At a meeting in 1986, the CFHT users' community identified a low spectral resolution multi-object spectrograph as one of the highest priorities for new instrumentation at CFHT. Although the original intermediate dispersion spectrographs constructed for the CFHT had high throughput and were of excellent optical and mechanical quality, they were designed for single slit observations with image intensifiers or electronographic cameras as detectors. The desire to observe many faint objects simultaneously and also the realization that the image quality at CFHT is routinely better than one arcsecond led to the design of the MOS/SIS spectrograph, a dual Multi-Object and Subarcsecond Imaging Spectrograph. It is composed, in fact, of two distinct spectrographs sharing a common interface with the telescope after the Cassegrain bonnette: one is optimized for multi-object observations over a large field (MOS), the other (SIS) for high spatial resolution observations incorporating rapid tip/tilt image stabilization similar to that very successfully used in the CFHT/DAO high resolution camera HRCam (McClure et al. 1989). Two movable 45 degree mirrors permit a feed to either MOS or SIS. At the present time, a switch from one spectrograph to the other during the same observing run is not allowed.

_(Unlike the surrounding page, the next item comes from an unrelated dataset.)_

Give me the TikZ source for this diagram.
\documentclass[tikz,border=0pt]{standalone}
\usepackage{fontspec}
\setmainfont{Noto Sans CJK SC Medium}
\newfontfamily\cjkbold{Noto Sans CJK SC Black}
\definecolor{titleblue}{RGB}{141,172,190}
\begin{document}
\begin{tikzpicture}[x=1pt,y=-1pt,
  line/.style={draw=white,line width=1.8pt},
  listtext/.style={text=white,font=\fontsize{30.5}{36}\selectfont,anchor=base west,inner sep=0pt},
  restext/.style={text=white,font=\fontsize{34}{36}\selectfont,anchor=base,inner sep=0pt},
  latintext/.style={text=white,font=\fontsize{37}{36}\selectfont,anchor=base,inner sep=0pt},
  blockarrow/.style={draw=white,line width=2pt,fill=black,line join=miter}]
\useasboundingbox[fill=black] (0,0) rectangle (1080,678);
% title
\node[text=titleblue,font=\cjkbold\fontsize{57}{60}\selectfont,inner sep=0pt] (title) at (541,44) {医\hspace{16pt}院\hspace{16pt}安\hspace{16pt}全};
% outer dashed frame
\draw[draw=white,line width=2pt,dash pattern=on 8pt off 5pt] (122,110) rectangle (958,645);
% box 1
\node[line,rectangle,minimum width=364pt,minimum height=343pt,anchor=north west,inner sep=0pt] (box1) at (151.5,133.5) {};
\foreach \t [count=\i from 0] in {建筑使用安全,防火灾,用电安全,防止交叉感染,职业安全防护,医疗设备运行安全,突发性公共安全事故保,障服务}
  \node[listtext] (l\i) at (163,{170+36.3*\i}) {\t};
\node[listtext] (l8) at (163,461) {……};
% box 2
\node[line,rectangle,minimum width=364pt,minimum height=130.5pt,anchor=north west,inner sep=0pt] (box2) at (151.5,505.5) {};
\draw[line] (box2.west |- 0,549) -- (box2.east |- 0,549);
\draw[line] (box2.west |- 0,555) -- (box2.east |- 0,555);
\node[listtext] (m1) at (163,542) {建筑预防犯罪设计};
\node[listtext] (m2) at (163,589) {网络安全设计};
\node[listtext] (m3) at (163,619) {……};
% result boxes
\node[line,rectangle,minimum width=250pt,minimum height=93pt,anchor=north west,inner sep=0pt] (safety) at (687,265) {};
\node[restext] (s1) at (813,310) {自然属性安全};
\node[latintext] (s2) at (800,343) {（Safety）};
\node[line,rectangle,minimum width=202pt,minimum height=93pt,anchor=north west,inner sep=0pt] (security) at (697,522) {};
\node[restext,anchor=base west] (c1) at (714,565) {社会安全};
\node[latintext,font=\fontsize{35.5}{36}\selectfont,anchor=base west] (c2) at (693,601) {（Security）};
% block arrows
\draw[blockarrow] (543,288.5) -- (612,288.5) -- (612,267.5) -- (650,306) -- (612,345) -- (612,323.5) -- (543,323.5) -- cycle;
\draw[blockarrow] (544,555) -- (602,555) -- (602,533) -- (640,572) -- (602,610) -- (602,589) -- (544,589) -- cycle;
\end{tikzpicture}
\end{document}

The MOS/SIS spectrograph was jointly designed and built by teams from the Dominion Astrophysical Observatory (DAO) in Victoria, theObservatoire de Paris-Meudon (OPM), the Observatoire de Marseille andCFHT. Work began on the designs in May 1988 and resulted in an instrument which saw its first light in July 1992. For several years from that time, MOS/SIS was the most popular instrument at CFHT. With the advent of wide-field imaging and regular AOB observations, it has taken a smaller, but still quite significant role in the observering schedule. MOS/OSIS have accounted for 25 - 30 night per semester over the past few semesters (1/2001).
SIS went through an important transformation in the second semester of 1996. With a change in optics extending the useful wavelength range to 2 µm, SIS became "OSIS".
Two movable 45 degree mirrors permit a feed to either MOS or OSIS. At the present time, a switch from one spectrograph to the other during the same observing run is not allowed.
While MOS is primarily designed for multi-aperture spectroscopy over a 10' x 10' field, OSIS gives a smaller field of view (3.6' x 3.6') with better sampling. Designed to be used with a 2048 x 2048 15 µm pixel CCD, OSIS still gives a good sampling of almost 2 pixels for aperture widths as small as 0.25 on a 21 µm pixel CCD. The designed wavelength range is 365 to 2000 nm, and typical efficiencies are between 60% and 80% for imagery and 50% to 60% for spectroscopy.
In addition, OSIS has its own precision acquisition and guiding system so that objects can be optimally centered on small apertures. This ensures that as much flux as possible from the target objects enters the apertures, and also allows narrower apertures to be used, thus reducing contamination from the sky or other sources of background light.
The addition of CFHT-IR to our collection of infrared detectors makes it possible to use OSIS in the near-IR. The switch between OSIS and OSIS-IR is just a change of the detector; the rest of the optical train of OSIS remains, including the grism wheel, filter wheel, and tip-tilt correction mirror. Since these components are warm, it is not possible to use OSIS-IR in the K-band. The enhanced background limits the practical observing to J and H bands. The CFHT-IR filter wheel, which is located in the dewar and therefore cooled, allows the use of cool, long-wavelength blocking filters (high-pass filters) to minimize the impact of the warm optics on J and H band observations. Four grisms are available for OSIS-IR, a high and low resolution grism for each of the J and H bands. The pixel scale for OSIS-IR is 0.211'' per pixel, with 18.5µm pixels.
To permit spectra of tens of objects to be obtained simultaneously, an on-line facility for producing precise masks from direct images with a laser drilling machine (LAMA) is available.